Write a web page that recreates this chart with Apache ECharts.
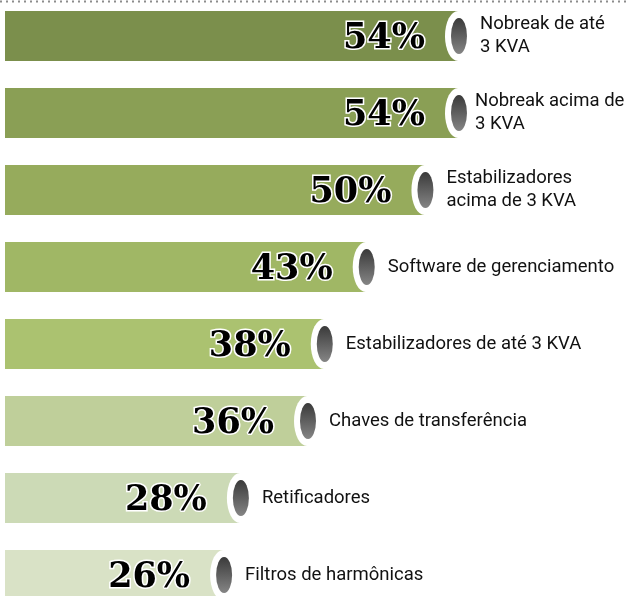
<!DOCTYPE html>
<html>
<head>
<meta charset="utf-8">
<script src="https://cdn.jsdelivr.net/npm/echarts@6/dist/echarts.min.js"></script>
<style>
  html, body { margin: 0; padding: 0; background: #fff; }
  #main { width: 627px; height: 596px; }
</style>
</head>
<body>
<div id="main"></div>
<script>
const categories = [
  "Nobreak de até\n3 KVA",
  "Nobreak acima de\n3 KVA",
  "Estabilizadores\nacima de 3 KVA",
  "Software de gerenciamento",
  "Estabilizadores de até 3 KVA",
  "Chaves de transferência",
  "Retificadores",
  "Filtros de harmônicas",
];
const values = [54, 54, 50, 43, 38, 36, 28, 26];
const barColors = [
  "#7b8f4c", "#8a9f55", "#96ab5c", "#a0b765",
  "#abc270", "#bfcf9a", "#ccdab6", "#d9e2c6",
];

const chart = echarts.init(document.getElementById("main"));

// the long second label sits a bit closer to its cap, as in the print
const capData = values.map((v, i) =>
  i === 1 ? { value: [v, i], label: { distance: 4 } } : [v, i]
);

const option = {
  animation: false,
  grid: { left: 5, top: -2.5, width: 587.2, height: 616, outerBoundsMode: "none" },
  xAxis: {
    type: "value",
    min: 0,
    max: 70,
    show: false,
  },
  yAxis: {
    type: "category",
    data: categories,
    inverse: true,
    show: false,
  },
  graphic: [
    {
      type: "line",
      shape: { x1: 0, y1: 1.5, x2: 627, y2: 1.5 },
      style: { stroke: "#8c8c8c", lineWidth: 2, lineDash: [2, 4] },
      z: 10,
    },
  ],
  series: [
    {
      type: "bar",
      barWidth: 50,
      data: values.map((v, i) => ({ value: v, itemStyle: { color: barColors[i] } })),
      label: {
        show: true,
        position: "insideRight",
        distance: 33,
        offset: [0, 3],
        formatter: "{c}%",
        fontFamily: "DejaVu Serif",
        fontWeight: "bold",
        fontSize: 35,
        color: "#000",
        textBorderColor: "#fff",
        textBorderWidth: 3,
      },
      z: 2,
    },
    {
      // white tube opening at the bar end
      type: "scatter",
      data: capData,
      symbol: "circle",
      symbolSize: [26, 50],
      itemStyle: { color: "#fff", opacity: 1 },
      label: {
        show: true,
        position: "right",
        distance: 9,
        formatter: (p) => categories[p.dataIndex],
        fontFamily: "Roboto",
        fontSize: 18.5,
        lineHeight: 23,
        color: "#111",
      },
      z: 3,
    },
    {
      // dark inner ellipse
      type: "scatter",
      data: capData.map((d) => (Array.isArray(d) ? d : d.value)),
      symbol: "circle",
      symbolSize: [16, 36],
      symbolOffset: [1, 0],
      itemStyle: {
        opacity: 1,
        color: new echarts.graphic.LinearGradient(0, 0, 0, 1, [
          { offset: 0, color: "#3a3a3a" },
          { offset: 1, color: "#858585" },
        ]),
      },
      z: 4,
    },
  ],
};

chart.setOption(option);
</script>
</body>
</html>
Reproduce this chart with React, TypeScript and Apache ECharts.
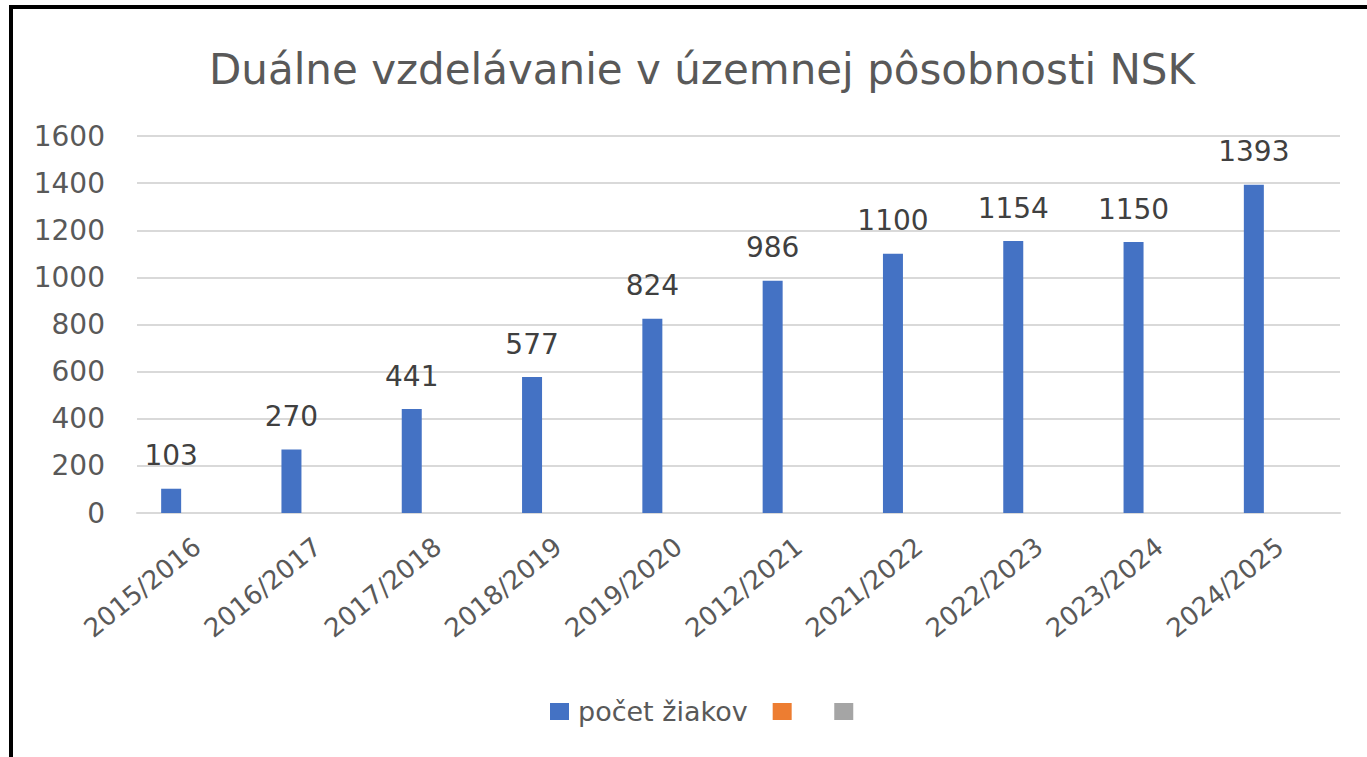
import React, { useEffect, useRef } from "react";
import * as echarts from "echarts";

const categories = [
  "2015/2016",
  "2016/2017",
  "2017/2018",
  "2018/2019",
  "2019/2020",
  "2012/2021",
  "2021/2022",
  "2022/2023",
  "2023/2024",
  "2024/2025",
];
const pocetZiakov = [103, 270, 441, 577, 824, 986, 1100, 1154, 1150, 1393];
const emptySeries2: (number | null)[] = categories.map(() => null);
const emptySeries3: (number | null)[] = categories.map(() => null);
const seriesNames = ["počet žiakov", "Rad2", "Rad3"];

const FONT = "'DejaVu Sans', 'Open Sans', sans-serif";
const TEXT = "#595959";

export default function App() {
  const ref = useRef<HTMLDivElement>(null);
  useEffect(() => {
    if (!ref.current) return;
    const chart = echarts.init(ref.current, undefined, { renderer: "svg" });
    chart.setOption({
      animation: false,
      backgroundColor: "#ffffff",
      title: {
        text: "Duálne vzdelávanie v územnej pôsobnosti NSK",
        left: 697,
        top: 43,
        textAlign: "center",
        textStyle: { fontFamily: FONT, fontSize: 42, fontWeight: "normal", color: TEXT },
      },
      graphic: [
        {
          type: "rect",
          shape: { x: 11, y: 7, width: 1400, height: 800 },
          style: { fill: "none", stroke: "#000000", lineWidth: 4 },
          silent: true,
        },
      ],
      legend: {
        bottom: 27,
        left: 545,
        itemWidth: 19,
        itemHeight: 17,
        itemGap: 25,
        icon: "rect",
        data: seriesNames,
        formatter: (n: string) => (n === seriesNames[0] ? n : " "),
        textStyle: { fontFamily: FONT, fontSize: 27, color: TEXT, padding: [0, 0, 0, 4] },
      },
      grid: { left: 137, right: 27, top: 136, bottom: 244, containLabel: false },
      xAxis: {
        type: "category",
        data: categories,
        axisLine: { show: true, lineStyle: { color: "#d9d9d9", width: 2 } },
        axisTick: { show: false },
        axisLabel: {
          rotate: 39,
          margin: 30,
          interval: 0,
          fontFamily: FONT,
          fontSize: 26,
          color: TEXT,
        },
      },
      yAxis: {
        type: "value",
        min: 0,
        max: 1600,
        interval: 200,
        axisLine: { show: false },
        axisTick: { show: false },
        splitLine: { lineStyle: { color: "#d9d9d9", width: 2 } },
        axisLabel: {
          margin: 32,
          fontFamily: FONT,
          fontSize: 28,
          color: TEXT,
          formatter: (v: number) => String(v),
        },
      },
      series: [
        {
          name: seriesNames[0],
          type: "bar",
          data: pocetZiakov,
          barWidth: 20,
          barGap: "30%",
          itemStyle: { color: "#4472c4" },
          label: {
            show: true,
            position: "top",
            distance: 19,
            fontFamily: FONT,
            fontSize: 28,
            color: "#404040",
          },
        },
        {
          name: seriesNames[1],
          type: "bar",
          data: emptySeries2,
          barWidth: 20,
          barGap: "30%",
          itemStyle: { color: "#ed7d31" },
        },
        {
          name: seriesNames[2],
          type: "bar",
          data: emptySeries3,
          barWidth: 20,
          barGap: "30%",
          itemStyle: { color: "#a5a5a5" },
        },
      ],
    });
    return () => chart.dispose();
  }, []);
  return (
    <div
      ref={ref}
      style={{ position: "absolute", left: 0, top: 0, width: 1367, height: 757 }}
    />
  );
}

════════════════════

_OBJECTIVE_: Your copy should match the records word for word, with the pictures removed.

_COMPLETE RESPONSE_:
Write a web page that recreates this chart with Apache ECharts.
<!DOCTYPE html>
<html>
<head>
<meta charset="utf-8">
<script src="https://cdn.jsdelivr.net/npm/echarts@6/dist/echarts.min.js"></script>
<style>
  html, body { margin: 0; padding: 0; background: #fff; }
  #main { width: 627px; height: 596px; }
</style>
</head>
<body>
<div id="main"></div>
<script>
const categories = [
  "Nobreak de até\n3 KVA",
  "Nobreak acima de\n3 KVA",
  "Estabilizadores\nacima de 3 KVA",
  "Software de gerenciamento",
  "Estabilizadores de até 3 KVA",
  "Chaves de transferência",
  "Retificadores",
  "Filtros de harmônicas",
];
const values = [54, 54, 50, 43, 38, 36, 28, 26];
const barColors = [
  "#7b8f4c", "#8a9f55", "#96ab5c", "#a0b765",
  "#abc270", "#bfcf9a", "#ccdab6", "#d9e2c6",
];

const chart = echarts.init(document.getElementById("main"));

// the long second label sits a bit closer to its cap, as in the print
const capData = values.map((v, i) =>
  i === 1 ? { value: [v, i], label: { distance: 4 } } : [v, i]
);

const option = {
  animation: false,
  grid: { left: 5, top: -2.5, width: 587.2, height: 616, outerBoundsMode: "none" },
  xAxis: {
    type: "value",
    min: 0,
    max: 70,
    show: false,
  },
  yAxis: {
    type: "category",
    data: categories,
    inverse: true,
    show: false,
  },
  graphic: [
    {
      type: "line",
      shape: { x1: 0, y1: 1.5, x2: 627, y2: 1.5 },
      style: { stroke: "#8c8c8c", lineWidth: 2, lineDash: [2, 4] },
      z: 10,
    },
  ],
  series: [
    {
      type: "bar",
      barWidth: 50,
      data: values.map((v, i) => ({ value: v, itemStyle: { color: barColors[i] } })),
      label: {
        show: true,
        position: "insideRight",
        distance: 33,
        offset: [0, 3],
        formatter: "{c}%",
        fontFamily: "DejaVu Serif",
        fontWeight: "bold",
        fontSize: 35,
        color: "#000",
        textBorderColor: "#fff",
        textBorderWidth: 3,
      },
      z: 2,
    },
    {
      // white tube opening at the bar end
      type: "scatter",
      data: capData,
      symbol: "circle",
      symbolSize: [26, 50],
      itemStyle: { color: "#fff", opacity: 1 },
      label: {
        show: true,
        position: "right",
        distance: 9,
        formatter: (p) => categories[p.dataIndex],
        fontFamily: "Roboto",
        fontSize: 18.5,
        lineHeight: 23,
        color: "#111",
      },
      z: 3,
    },
    {
      // dark inner ellipse
      type: "scatter",
      data: capData.map((d) => (Array.isArray(d) ? d : d.value)),
      symbol: "circle",
      symbolSize: [16, 36],
      symbolOffset: [1, 0],
      itemStyle: {
        opacity: 1,
        color: new echarts.graphic.LinearGradient(0, 0, 0, 1, [
          { offset: 0, color: "#3a3a3a" },
          { offset: 1, color: "#858585" },
        ]),
      },
      z: 4,
    },
  ],
};

chart.setOption(option);
</script>
</body>
</html>
Reproduce this chart with React, TypeScript and Apache ECharts.
import React, { useEffect, useRef } from "react";
import * as echarts from "echarts";

const categories = [
  "2015/2016",
  "2016/2017",
  "2017/2018",
  "2018/2019",
  "2019/2020",
  "2012/2021",
  "2021/2022",
  "2022/2023",
  "2023/2024",
  "2024/2025",
];
const pocetZiakov = [103, 270, 441, 577, 824, 986, 1100, 1154, 1150, 1393];
const emptySeries2: (number | null)[] = categories.map(() => null);
const emptySeries3: (number | null)[] = categories.map(() => null);
const seriesNames = ["počet žiakov", "Rad2", "Rad3"];

const FONT = "'DejaVu Sans', 'Open Sans', sans-serif";
const TEXT = "#595959";

export default function App() {
  const ref = useRef<HTMLDivElement>(null);
  useEffect(() => {
    if (!ref.current) return;
    const chart = echarts.init(ref.current, undefined, { renderer: "svg" });
    chart.setOption({
      animation: false,
      backgroundColor: "#ffffff",
      title: {
        text: "Duálne vzdelávanie v územnej pôsobnosti NSK",
        left: 697,
        top: 43,
        textAlign: "center",
        textStyle: { fontFamily: FONT, fontSize: 42, fontWeight: "normal", color: TEXT },
      },
      graphic: [
        {
          type: "rect",
          shape: { x: 11, y: 7, width: 1400, height: 800 },
          style: { fill: "none", stroke: "#000000", lineWidth: 4 },
          silent: true,
        },
      ],
      legend: {
        bottom: 27,
        left: 545,
        itemWidth: 19,
        itemHeight: 17,
        itemGap: 25,
        icon: "rect",
        data: seriesNames,
        formatter: (n: string) => (n === seriesNames[0] ? n : " "),
        textStyle: { fontFamily: FONT, fontSize: 27, color: TEXT, padding: [0, 0, 0, 4] },
      },
      grid: { left: 137, right: 27, top: 136, bottom: 244, containLabel: false },
      xAxis: {
        type: "category",
        data: categories,
        axisLine: { show: true, lineStyle: { color: "#d9d9d9", width: 2 } },
        axisTick: { show: false },
        axisLabel: {
          rotate: 39,
          margin: 30,
          interval: 0,
          fontFamily: FONT,
          fontSize: 26,
          color: TEXT,
        },
      },
      yAxis: {
        type: "value",
        min: 0,
        max: 1600,
        interval: 200,
        axisLine: { show: false },
        axisTick: { show: false },
        splitLine: { lineStyle: { color: "#d9d9d9", width: 2 } },
        axisLabel: {
          margin: 32,
          fontFamily: FONT,
          fontSize: 28,
          color: TEXT,
          formatter: (v: number) => String(v),
        },
      },
      series: [
        {
          name: seriesNames[0],
          type: "bar",
          data: pocetZiakov,
          barWidth: 20,
          barGap: "30%",
          itemStyle: { color: "#4472c4" },
          label: {
            show: true,
            position: "top",
            distance: 19,
            fontFamily: FONT,
            fontSize: 28,
            color: "#404040",
          },
        },
        {
          name: seriesNames[1],
          type: "bar",
          data: emptySeries2,
          barWidth: 20,
          barGap: "30%",
          itemStyle: { color: "#ed7d31" },
        },
        {
          name: seriesNames[2],
          type: "bar",
          data: emptySeries3,
          barWidth: 20,
          barGap: "30%",
          itemStyle: { color: "#a5a5a5" },
        },
      ],
    });
    return () => chart.dispose();
  }, []);
  return (
    <div
      ref={ref}
      style={{ position: "absolute", left: 0, top: 0, width: 1367, height: 757 }}
    />
  );
}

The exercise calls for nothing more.